TRAVERSE CITY — Mary Stanton and Jo Walker don’t know the children they help.
They’ll never hear a “thank you.” Nor will they see a smile. Yet simply knowing they are making a difference is enough.
Stanton paused for a moment Wednesday afternoon as the women loaded cases of food into their vehicles behind Meijer. The shipments will feed 160 students during the weekends for the next three weeks. The children participate in the Blessings in a Backpack program in Leelanau County schools, she said.
“How can you not love it,” Stanton said. “They are innocent, it’s not their fault.”

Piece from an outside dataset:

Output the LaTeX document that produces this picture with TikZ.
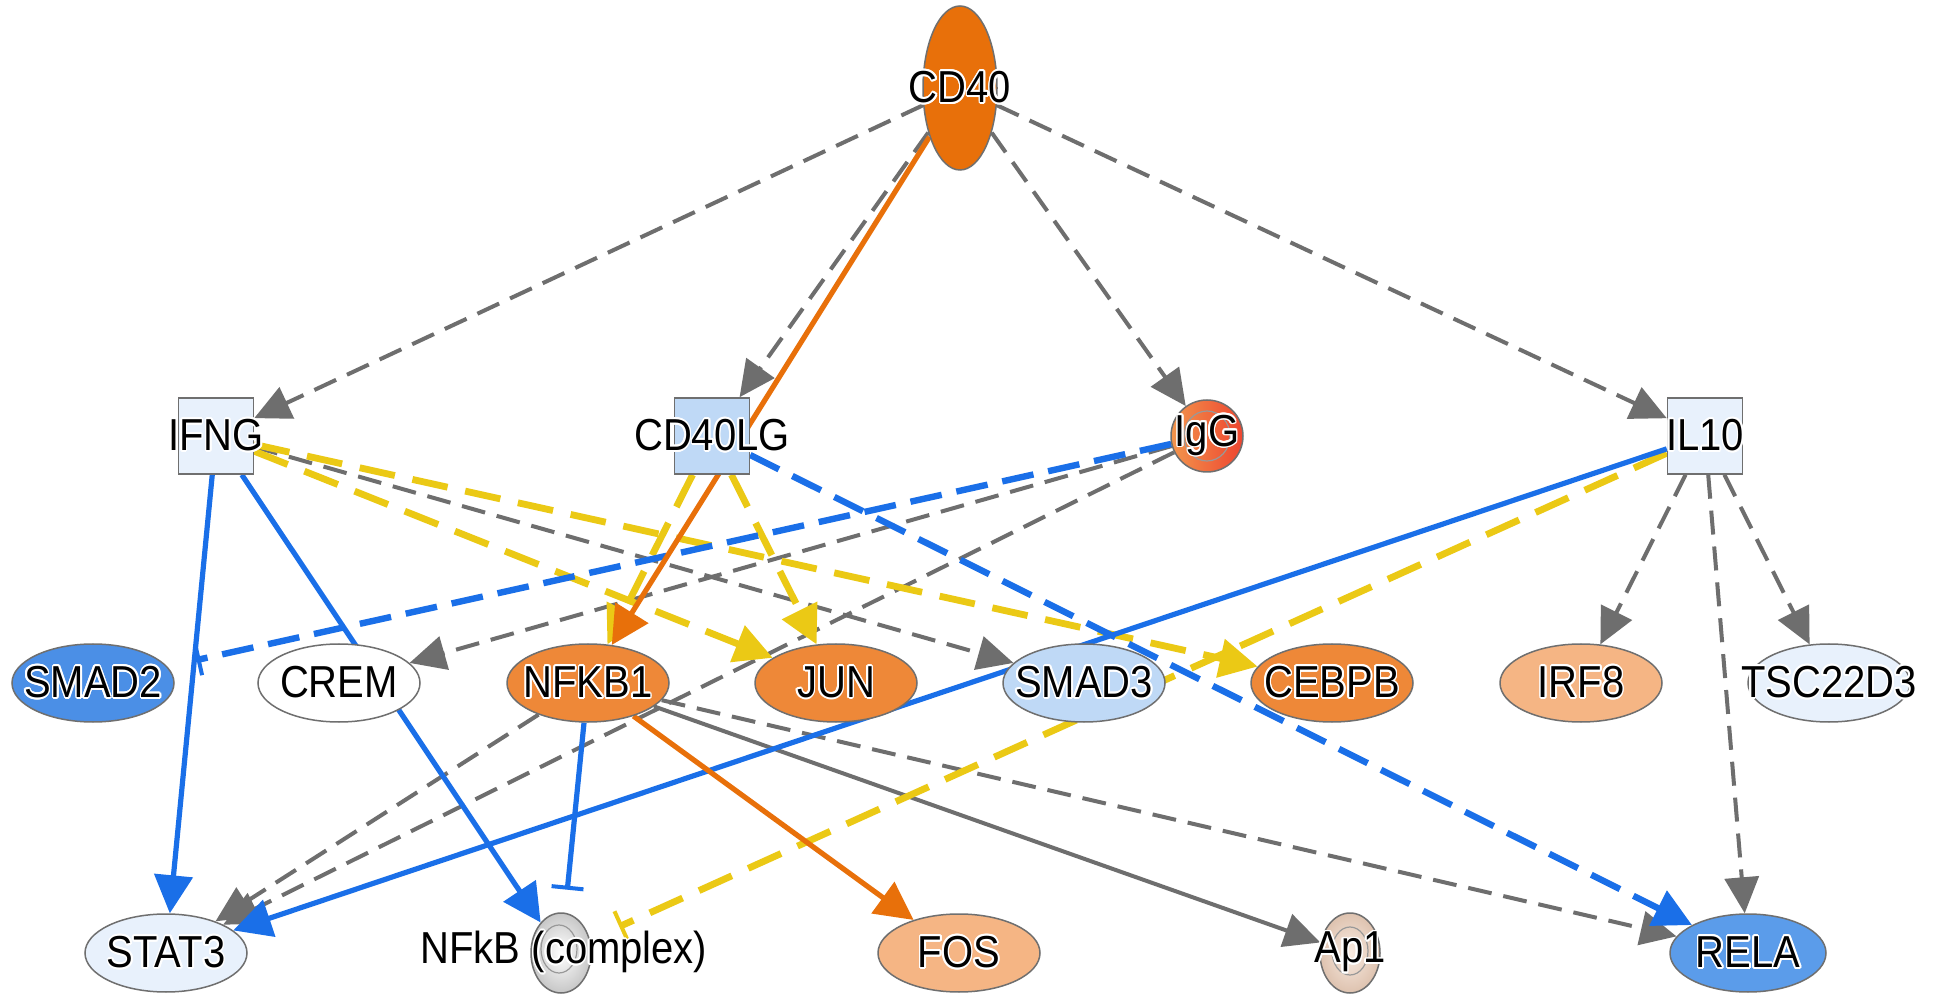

Thirty cases of juice boxes, 20 cases of peanut butter, seven cases of macaroni and cheese and 20 cases of Ramen noodles stuffed the women’s two SUVs along with 34 other cases of food. The pair started the local branch of a national non-profit organization last school year after Stanton spotted an article in People magazine highlighting its benefits.
Blessings in a Backpack was formed in 2005 after a Louisville, Ky., school teacher noticed that students at her school who received free or reduced-price lunches were having trouble focusing after being away from school for the weekends. They came to school Monday mornings sluggish, tired and hungry.
They came hungry because they had no food to eat at home during the weekends. In turn that teacher began a program which sends backpacks filled with easily-prepared foods home with students in need each weekend.
Now, eight years later, independent arms of the national group distribute food to 60,000 students in 544 schools spread across 42 states.
Not knowing what need they would find, Stanton and Walker, both active with Leelanau Christian Neighbors, decided to begin their program small helping about 20 students at one school. But by the end of the school year, that number grew to more than 100 in six schools.